In any case, it felt like a good thing that the trio had left the country. How it felt that the Nazi had departed this earth was something the minister tried not to think about. In her position, you didn’t wish death upon others.
She was on her way to see the prime minister for an analysis of the result of the previous day’s parliamentary election in Germany. This meant that Karlsson wouldn’t haunt her for at least a few hours, and that, if anything, felt good.
* * *
‘Hi, Margot, have a seat,’ said Prime Minister Löfven.
Both agreed that the German election results were not as positive as one might have hoped. At the last second, the ultra-right had won increased support even as the Social Democrats didn’t deliver at all – both facts were worrying.

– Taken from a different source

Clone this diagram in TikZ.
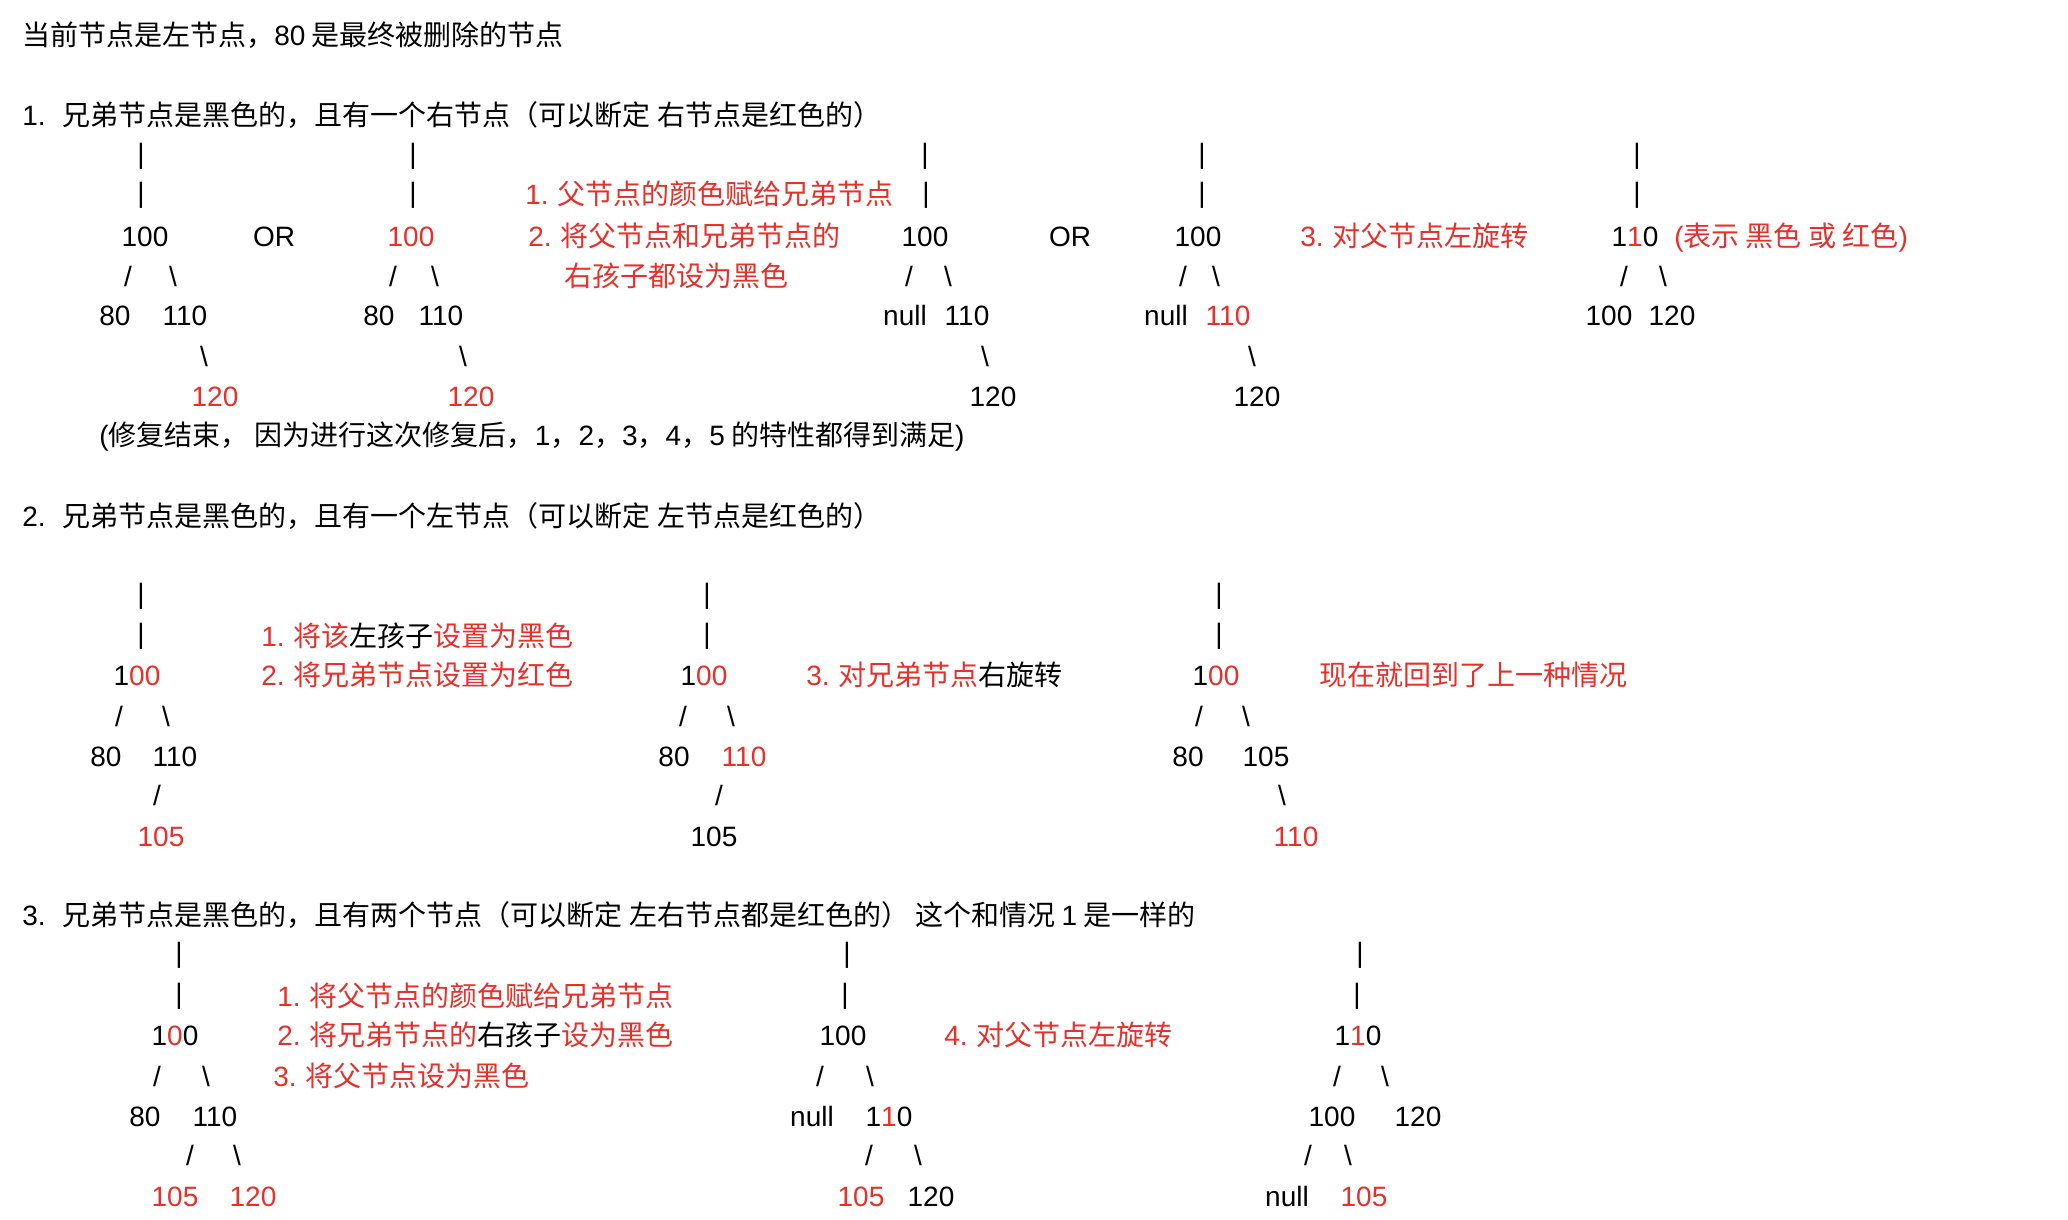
\documentclass[tikz,border=0pt]{standalone}
\usepackage{fontspec}
\setmainfont{Liberation Sans}
\newfontfamily\latn{Liberation Sans}
\newfontfamily\cjk{Noto Sans CJK SC}
\definecolor{rd}{RGB}{231,48,42}
\newcommand{\rtxt}[1]{\textcolor{rd}{#1}}
\newcommand{\btxt}[1]{\textcolor{black}{#1}}
\tikzset{
  tn/.style={font={\latn\fontsize{14}{16}\selectfont}, inner sep=0pt, anchor=base},
  cj/.style={font={\cjk\fontsize{14}{16}\selectfont}, inner sep=0pt, anchor=base west},
  rednote/.style={cj, text=rd}
}
\begin{document}
\begin{tikzpicture}[x=0.5pt,y=-0.5pt]
\fill[white] (0,0) rectangle (2068,1220);
\useasboundingbox (0,0) rectangle (2068,1220);

% title and headings
\node[cj] (title) at (22,46) {当前节点是左节点，{\latn 80} 是最终被删除的节点};
\node[cj] (h1) at (22,126) {{\latn 1.}\hspace{8.5pt}兄弟节点是黑色的，且有一个右节点（可以断定 右节点是红色的）};
\node[cj] (h2) at (22,526) {{\latn 2.}\hspace{8.5pt}兄弟节点是黑色的，且有一个左节点（可以断定 左节点是红色的）};
\node[cj] (h3) at (22,925) {{\latn 3.}\hspace{8.5pt}兄弟节点是黑色的，且有两个节点（可以断定 左右节点都是红色的） 这个和情况 {\latn 1} 是一样的};

% ---------- section 1 ----------
% tree a
\node[tn] (aB1) at (141,163) {|};
\node[tn] (aB2) at (141,202) {|};
\node[tn] (aP) at (145,246) {100};
\node[tn] (aL) at (128,286) {/};
\node[tn] (aR) at (173,286) {\textbackslash};
\node[tn] (aC1) at (115,325) {80};
\node[tn] (aC2) at (185,325) {110};
\node[tn] (aS) at (204,366) {\textbackslash};
\node[tn, text=rd] (aG) at (215,406) {120};
\node[tn] (or1) at (274,246) {OR};
% tree b
\node[tn] (bB1) at (413,163) {|};
\node[tn] (bB2) at (413,202) {|};
\node[tn, text=rd] (bP) at (411,246) {100};
\node[tn] (bL) at (393,286) {/};
\node[tn] (bR) at (435,286) {\textbackslash};
\node[tn] (bC1) at (379,325) {80};
\node[tn] (bC2) at (441,325) {110};
\node[tn] (bS) at (463,366) {\textbackslash};
\node[tn, text=rd] (bG) at (471,406) {120};
% notes
\node[rednote] (n11) at (525,205) {{\latn 1.} 父节点的颜色赋给兄弟节点};
\node[rednote] (n12) at (528,246) {{\latn 2.} 将父节点和兄弟节点的};
\node[rednote] (n13) at (564,286) {右孩子都设为黑色};
% tree c
\node[tn] (cB1) at (925,163) {|};
\node[tn] (cB2) at (926,202) {|};
\node[tn] (cP) at (925,246) {100};
\node[tn] (cL) at (909,286) {/};
\node[tn] (cR) at (948,286) {\textbackslash};
\node[tn] (cC1) at (905,325) {null};
\node[tn] (cC2) at (967,325) {110};
\node[tn] (cS) at (985,366) {\textbackslash};
\node[tn] (cG) at (993,406) {120};
\node[tn] (or2) at (1070,246) {OR};
% tree d
\node[tn] (dB1) at (1202,163) {|};
\node[tn] (dB2) at (1202,202) {|};
\node[tn] (dP) at (1198,246) {100};
\node[tn] (dL) at (1183,286) {/};
\node[tn] (dR) at (1216,286) {\textbackslash};
\node[tn] (dC1) at (1166,325) {null};
\node[tn, text=rd] (dC2) at (1228,325) {110};
\node[tn] (dS) at (1252,366) {\textbackslash};
\node[tn] (dG) at (1257,406) {120};
\node[rednote] (n14) at (1300,246) {{\latn 3.} 对父节点左旋转};
% tree e
\node[tn] (eB1) at (1637,163) {|};
\node[tn] (eB2) at (1637,202) {|};
\node[tn] (eP) at (1635,246) {1\rtxt{1}0};
\node[rednote] (n15) at (1674,246) {{\latn (}表示 黑色 或 红色{\latn )}};
\node[tn] (eL) at (1624,286) {/};
\node[tn] (eR) at (1663,286) {\textbackslash};
\node[tn] (eC1) at (1609,325) {100};
\node[tn] (eC2) at (1672,325) {120};
% remark
\node[cj] (rem) at (99,445) {{\latn (}修复结束， 因为进行这次修复后，{\latn 1}，{\latn 2}，{\latn 3}，{\latn 4}，{\latn 5} 的特性都得到满足{\latn )}};

% ---------- section 2 ----------
% tree f
\node[tn] (fB1) at (141,603) {|};
\node[tn] (fB2) at (141,643) {|};
\node[tn] (fP) at (137,685) {1\rtxt{00}};
\node[tn] (fL) at (119,726) {/};
\node[tn] (fR) at (166,726) {\textbackslash};
\node[tn] (fC1) at (106,766) {80};
\node[tn] (fC2) at (175,766) {110};
\node[tn] (fS) at (157,805) {/};
\node[tn, text=rd] (fG) at (161,846) {105};
\node[rednote] (n21) at (261,646) {{\latn 1.} 将该\btxt{左孩子}设置为黑色};
\node[rednote] (n22) at (261,685) {{\latn 2.} 将兄弟节点设置为红色};
% tree g
\node[tn] (gB1) at (707,603) {|};
\node[tn] (gB2) at (707,643) {|};
\node[tn] (gP) at (704,685) {1\rtxt{00}};
\node[tn] (gL) at (683,726) {/};
\node[tn] (gR) at (731,726) {\textbackslash};
\node[tn] (gC1) at (674,766) {80};
\node[tn, text=rd] (gC2) at (744,766) {110};
\node[tn] (gS) at (719,805) {/};
\node[tn] (gG) at (714,846) {105};
\node[rednote] (n23) at (806,685) {{\latn 3.} 对兄弟节点\btxt{右旋转}};
% tree h
\node[tn] (hB1) at (1219,603) {|};
\node[tn] (hB2) at (1219,643) {|};
\node[tn] (hP) at (1216,685) {1\rtxt{00}};
\node[tn] (hL) at (1199,726) {/};
\node[tn] (hR) at (1246,726) {\textbackslash};
\node[tn] (hC1) at (1188,766) {80};
\node[tn] (hC2) at (1266,766) {105};
\node[tn] (hS) at (1282,805) {\textbackslash};
\node[tn, text=rd] (hG) at (1296,846) {110};
\node[rednote] (n24) at (1319,685) {现在就回到了上一种情况};

% ---------- section 3 ----------
% tree i
\node[tn] (iB1) at (179,962) {|};
\node[tn] (iB2) at (179,1003) {|};
\node[tn] (iP) at (175,1045) {1\rtxt{0}0};
\node[tn] (iL) at (157,1086) {/};
\node[tn] (iR) at (206,1086) {\textbackslash};
\node[tn] (iC1) at (145,1126) {80};
\node[tn] (iC2) at (215,1126) {110};
\node[tn] (iL2) at (190,1165) {/};
\node[tn] (iR2) at (237,1165) {\textbackslash};
\node[tn, text=rd] (iG1) at (175,1206) {105};
\node[tn, text=rd] (iG2) at (253,1206) {120};
\node[rednote] (n31) at (277,1006) {{\latn 1.} 将父节点的颜色赋给兄弟节点};
\node[rednote] (n32) at (277,1045) {{\latn 2.} 将兄弟节点的\btxt{右孩子}设为黑色};
\node[rednote] (n33) at (273,1086) {{\latn 3.} 将父节点设为黑色};
% tree j
\node[tn] (jB1) at (847,962) {|};
\node[tn] (jB2) at (845,1003) {|};
\node[tn] (jP) at (843,1045) {100};
\node[tn] (jL) at (820,1086) {/};
\node[tn] (jR) at (870,1086) {\textbackslash};
\node[tn] (jC1) at (812,1126) {null};
\node[tn] (jC2) at (889,1126) {1\rtxt{1}0};
\node[tn] (jL2) at (869,1165) {/};
\node[tn] (jR2) at (918,1165) {\textbackslash};
\node[tn, text=rd] (jG1) at (861,1206) {105};
\node[tn] (jG2) at (931,1206) {120};
\node[rednote] (n34) at (944,1045) {{\latn 4.} 对父节点左旋转};
% tree k
\node[tn] (kB1) at (1360,962) {|};
\node[tn] (kB2) at (1357,1003) {|};
\node[tn] (kP) at (1358,1045) {1\rtxt{1}0};
\node[tn] (kL) at (1337,1086) {/};
\node[tn] (kR) at (1385,1086) {\textbackslash};
\node[tn] (kC1) at (1332,1126) {100};
\node[tn] (kC2) at (1418,1126) {120};
\node[tn] (kL2) at (1308,1165) {/};
\node[tn] (kR2) at (1348,1165) {\textbackslash};
\node[tn] (kG1) at (1287,1206) {null};
\node[tn, text=rd] (kG2) at (1364,1206) {105};
\end{tikzpicture}
\end{document}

Margot Wallström’s analysis of why the outcome was worse for the sensible powers than one might have expected and hoped was very down-to-earth: Hurricane Irma’s advance in the days leading up to the election. It had laid waste to Puerto Rico and appeared for quite some time to pose a deadly threat to Florida. During this week of drama, Donald Trump hadn’t uttered a single new stupid remark. What was more, the media had other things to focus on than his previous and typically ongoing idiocy. For a limited time – but a crucial one, for the German election – he didn’t appear to be the clear opposite to Angela Merkel he de facto was. The general public had a good, but short, memory. When Trump temporarily wasn’t seen as a guarantee of a less secure world, Merkel lost important percentage points that were then plucked up by the president’s cousins on the far right.